Table 7 List of fixation metrics on the method name and method parameters in the method signature

8.6 Threats to Validity

One threat to validity is the measurement of the unique number of syntactic categories in the fixation data as a metric for usefulness. If there is added redundancy in a category, reduction is always possible. The syntactic categories in the previous studies can be seen as a subset of the larger category set present in the replicated data which the replicated data’s categories can be reduced down into. New information cannot be added easily to the smaller number of distinct categories in the original datasets.

In studies where specificity provided by the updated version of iTrace and Deja Vu is not needed, the added specificity can be reduced to a more useful subset of categories for the research goals of any studies.

The small amount of participants used in this replication study was for demonstration purposes only to show that we are able to provide much finer grained mapping and not loose any gazes with high speed trackers. With more participants and more fixations we would have a larger amount of distinct categories (not less) meaning that the results would only become more pronounced.

9 Conclusions and Future Work

The paper presents a novel solution to a fundamental technological problem for studying software developers using high-speed, high-quality eye trackers while working in a natural and familiar development environment on production sized software systems. A methodology and tool—Deja Vu—is introduced that captures all relevant user and system interactions for later replay of a user session within a study.
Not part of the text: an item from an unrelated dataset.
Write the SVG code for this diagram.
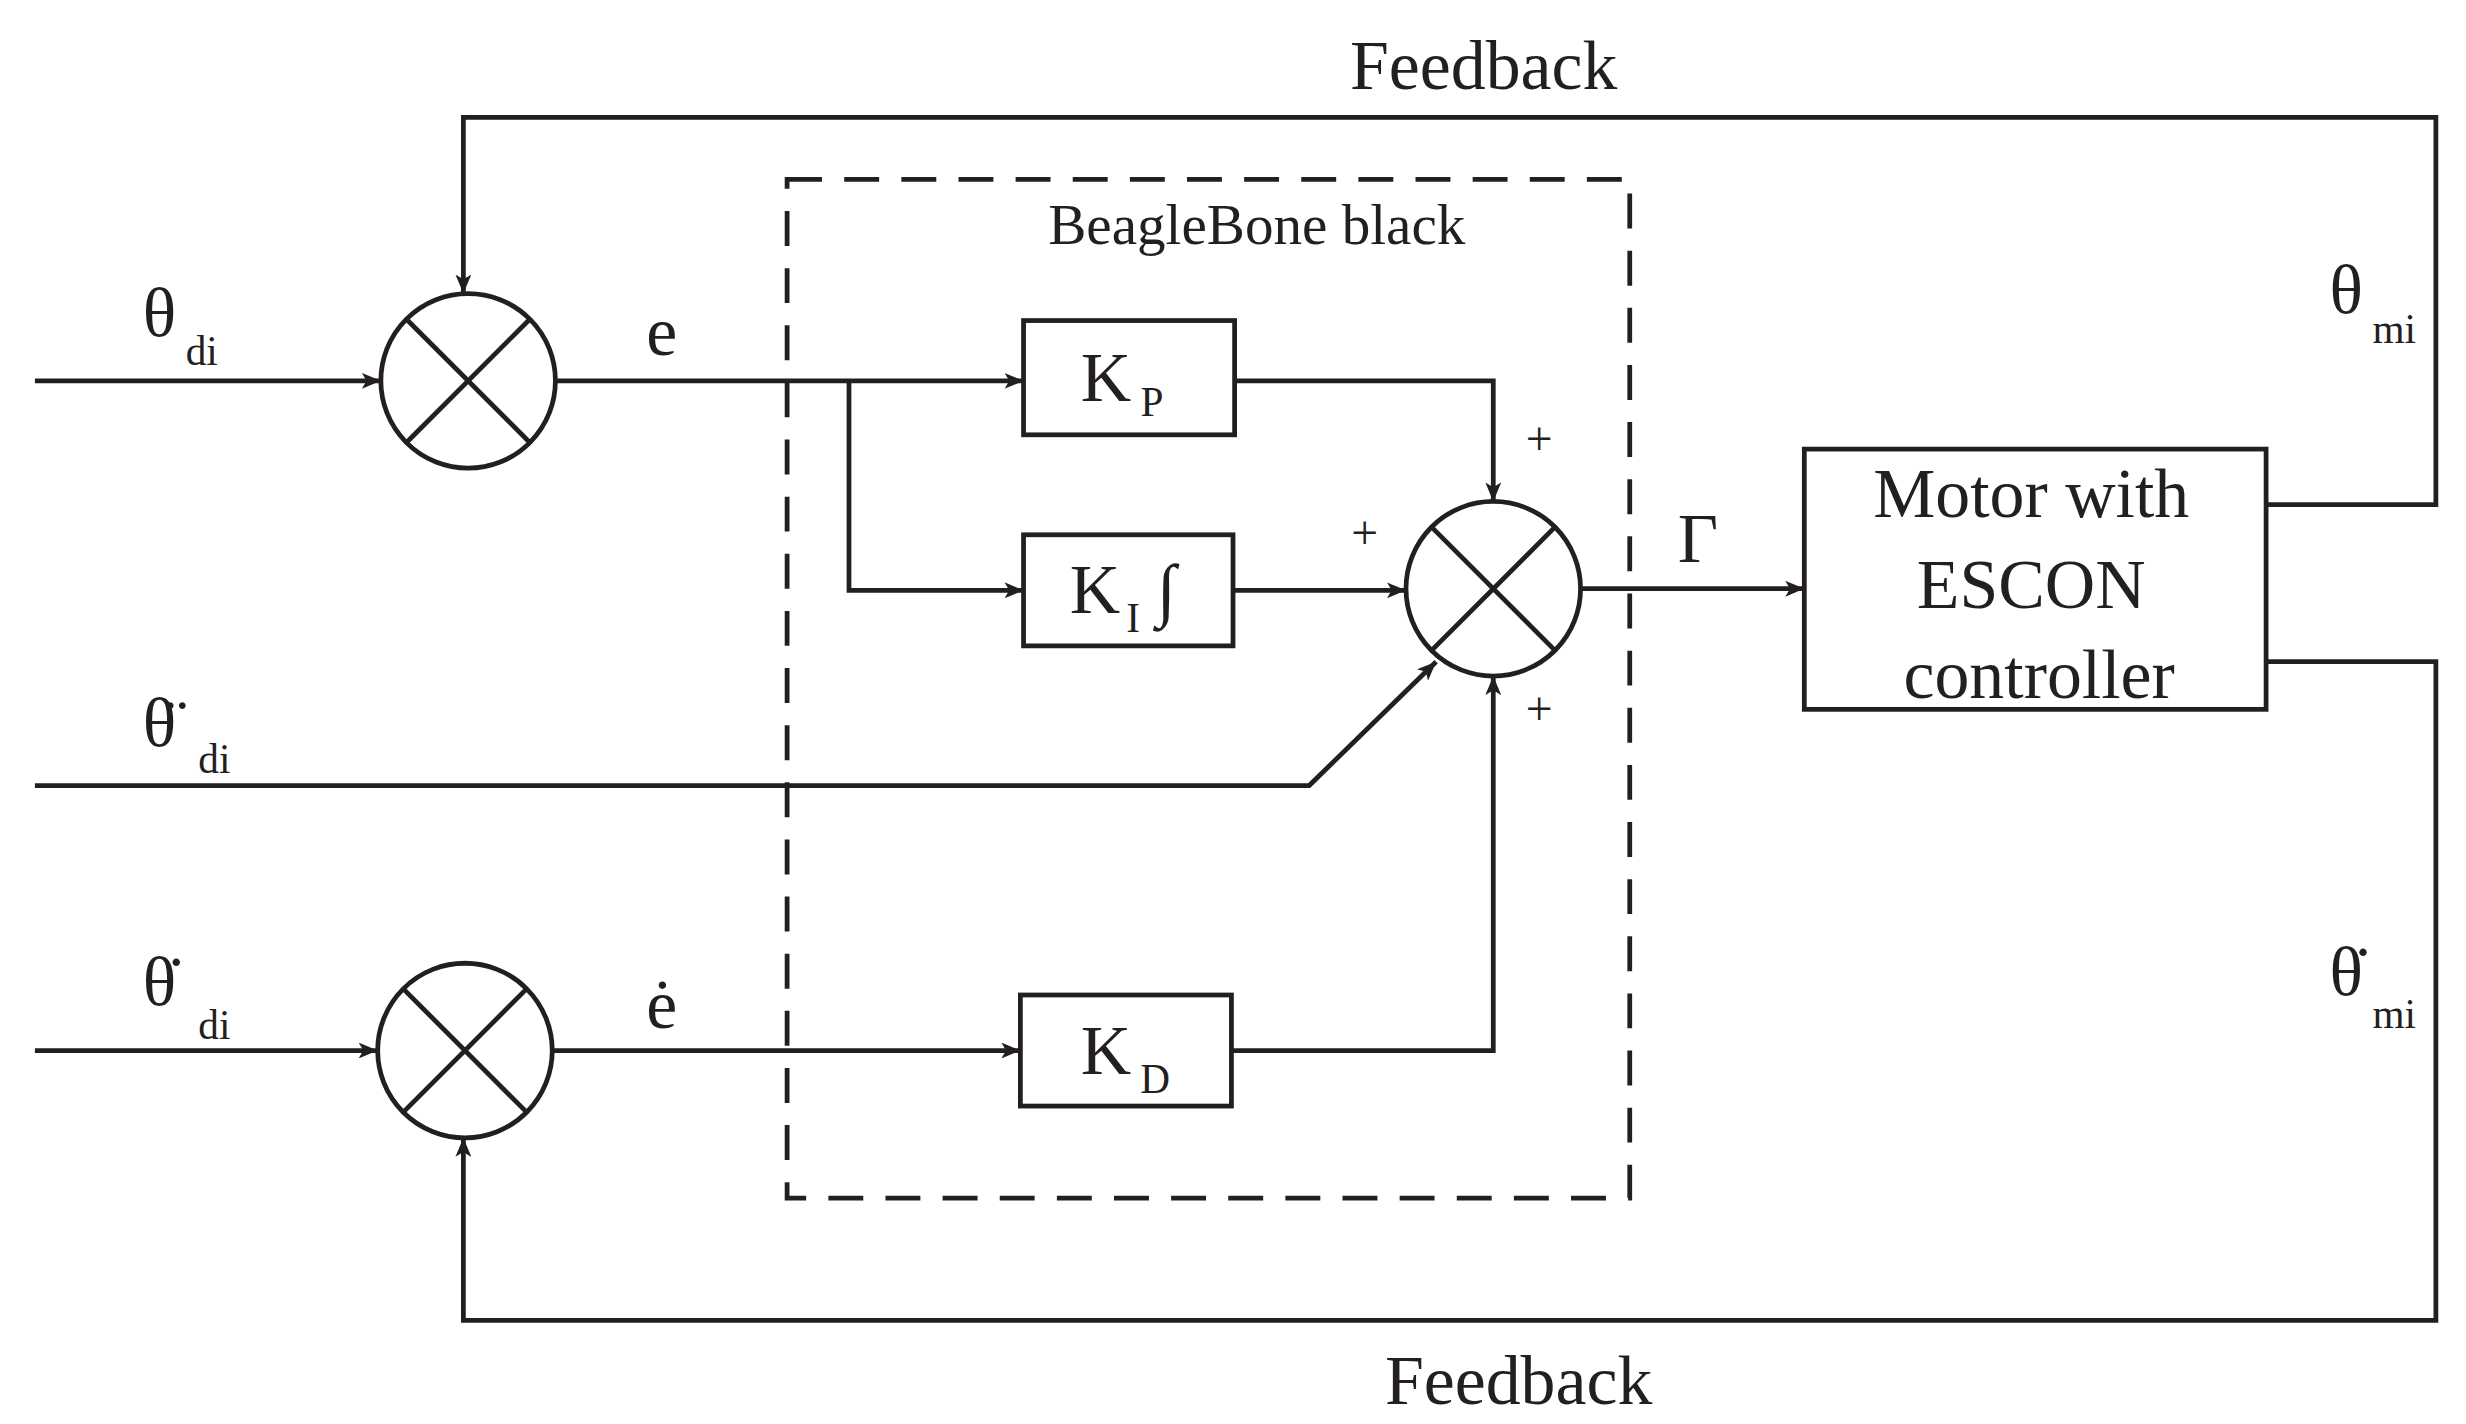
<svg xmlns="http://www.w3.org/2000/svg" width="2466" height="1424" viewBox="0 0 2466 1424">
<style>
.l{fill:none;stroke:#231f20;stroke-width:3}
.t{font-family:"Liberation Serif","DejaVu Serif",serif;fill:#231f20}
.b{font-size:44px}
.s{font-size:26px}
</style>
<defs>
<marker id="a" viewBox="0 0 12 10" refX="12" refY="5" markerWidth="12" markerHeight="10" markerUnits="userSpaceOnUse" orient="auto"><path d="M0,0 L12,5 L0,10 L3,5 z" fill="#231f20"/></marker>
</defs>
<rect width="2466" height="1424" fill="#fff"/>
<g transform="scale(1.5869)">
<g id="connectors" class="l">
<path d="M22,240 H240" marker-end="url(#a)"/>
<path d="M350,240 H645" marker-end="url(#a)"/>
<path d="M535,240 V372 H645" marker-end="url(#a)"/>
<path d="M778,240 H941 V316" marker-end="url(#a)"/>
<path d="M777,372 H886" marker-end="url(#a)"/>
<path d="M22,495 H825 L905,417" marker-end="url(#a)"/>
<path d="M776,662 H941 V426" marker-end="url(#a)"/>
<path d="M22,662 H238" marker-end="url(#a)"/>
<path d="M348,662 H643" marker-end="url(#a)"/>
<path d="M996,371 H1137" marker-end="url(#a)"/>
<path d="M1428,318 H1535 V74 H292 V185" marker-end="url(#a)"/>
<path d="M1428,417 H1535 V832 H292 V717" marker-end="url(#a)"/>
</g>
<g id="bbb"><rect x="496" y="113" width="531" height="642" class="l" stroke-dasharray="22,14"/>
<text x="792" y="154" class="t" font-size="36" text-anchor="middle">BeagleBone black</text></g>
<g id="sum1" class="l"><circle cx="295" cy="240" r="55"/><path d="M256,201 L334,279 M334,201 L256,279"/></g>
<g id="sum2" class="l"><circle cx="293" cy="662" r="55"/><path d="M254,623 L332,701 M332,623 L254,701"/></g>
<g id="sum3" class="l"><circle cx="941" cy="371" r="55"/><path d="M902,332 L980,410 M980,332 L902,410"/></g>
<g id="kp"><rect x="645" y="202" width="133" height="72" class="l"/><text x="697" y="253" class="t b" text-anchor="middle">K</text><text x="726" y="262" class="t s" text-anchor="middle">P</text></g>
<g id="ki"><rect x="645" y="337" width="132" height="70" class="l"/><text x="690" y="386" class="t b" text-anchor="middle">K</text><text x="714" y="398" class="t s" text-anchor="middle">I</text><text x="735" y="386" class="t b" text-anchor="middle">∫</text></g>
<g id="kd"><rect x="643" y="627" width="133" height="70" class="l"/><text x="697" y="677" class="t b" text-anchor="middle">K</text><text x="728" y="689" class="t s" text-anchor="middle">D</text></g>
<g id="motor"><rect x="1137" y="283" width="291" height="164" class="l"/>
<text x="1280" y="326" class="t b" text-anchor="middle">Motor with</text>
<text x="1280" y="383" class="t b" text-anchor="middle">ESCON</text>
<text x="1285" y="440" class="t b" text-anchor="middle">controller</text></g>
<g id="labels" class="t">
<text x="935" y="56" class="b" text-anchor="middle">Feedback</text>
<text x="957" y="885" class="b" text-anchor="middle">Feedback</text>
<text x="90" y="212" class="b">θ</text><text x="117" y="230" class="s">di</text>
<text x="90" y="470" class="b">θ̈</text><text x="125" y="487" class="s">di</text>
<text x="90" y="633" class="b">θ̇</text><text x="125" y="655" class="s">di</text>
<text x="1468" y="197" class="b">θ</text><text x="1495" y="216" class="s">mi</text>
<text x="1468" y="627" class="b">θ̇</text><text x="1495" y="648" class="s">mi</text>
<text x="417" y="224" class="b" text-anchor="middle">e</text>
<text x="417" y="648" class="b" text-anchor="middle">ė</text>
<text x="1070" y="354" class="b" text-anchor="middle">Γ</text>
<text x="970" y="287" font-size="30" text-anchor="middle">+</text>
<text x="860" y="346" font-size="30" text-anchor="middle">+</text>
<text x="970" y="457" font-size="30" text-anchor="middle">+</text>
</g>
</g>
</svg>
The replay allows for accurate mapping of user gaze points on the entire stimulus being viewed i.e., the specific elements of source code or other software artifacts. This overcomes serious real-time limitations posed in mapping screen coordinates to line and column in a given file. To add to our prior work (Zyrianov et al. 2020), we provide additional timing experiments in iTrace-Atom and conduct a replication analysis of two prior studies by collecting data with Deja Vu to provide evidence of the richer syntactic categories that are provided with the Deja Vu record and replay approach. iTrace and Deja Vu directly facilitate software engineering researchers in studying how developers read software during various types of tasks such as general comprehension, bug fixes, and refactoring to name a few. It also allows the software engineering research community to apply additional eye tracking analyses (such as microsaccade analyses) from cognitive psychology research (that require high-speed tracker output) on text understanding. We believe this will lead to a much deeper understanding of how developers read source code and solve problems which is a complex mixture of many factors.

As part of future work, the Deja Vu approach will be extended to support eye tracking studies in the presence of editing source code. Supporting editing is a very difficult engineering problem and more research and tests are needed to support this type of data collection in an accurate manner. Recently, we released a version of iTrace-Atom that supports editing, however this is restricted to just Atom and is a first attempt at supporting editing (Fakhoury et al. 2021) in eye tracking studies. Supporting editing in the iTrace infrastructure with high speed trackers is a bigger challenge that we plan to work on in future iTrace releases.

Another avenue for future work includes adding support for other popular IDEs. We have had many requests for the supporting Atom and so we prioritized that first. iTrace is designed in a way that supports ease of extension. We foresee members of the community contributing support for other plugins and call on the community to do so.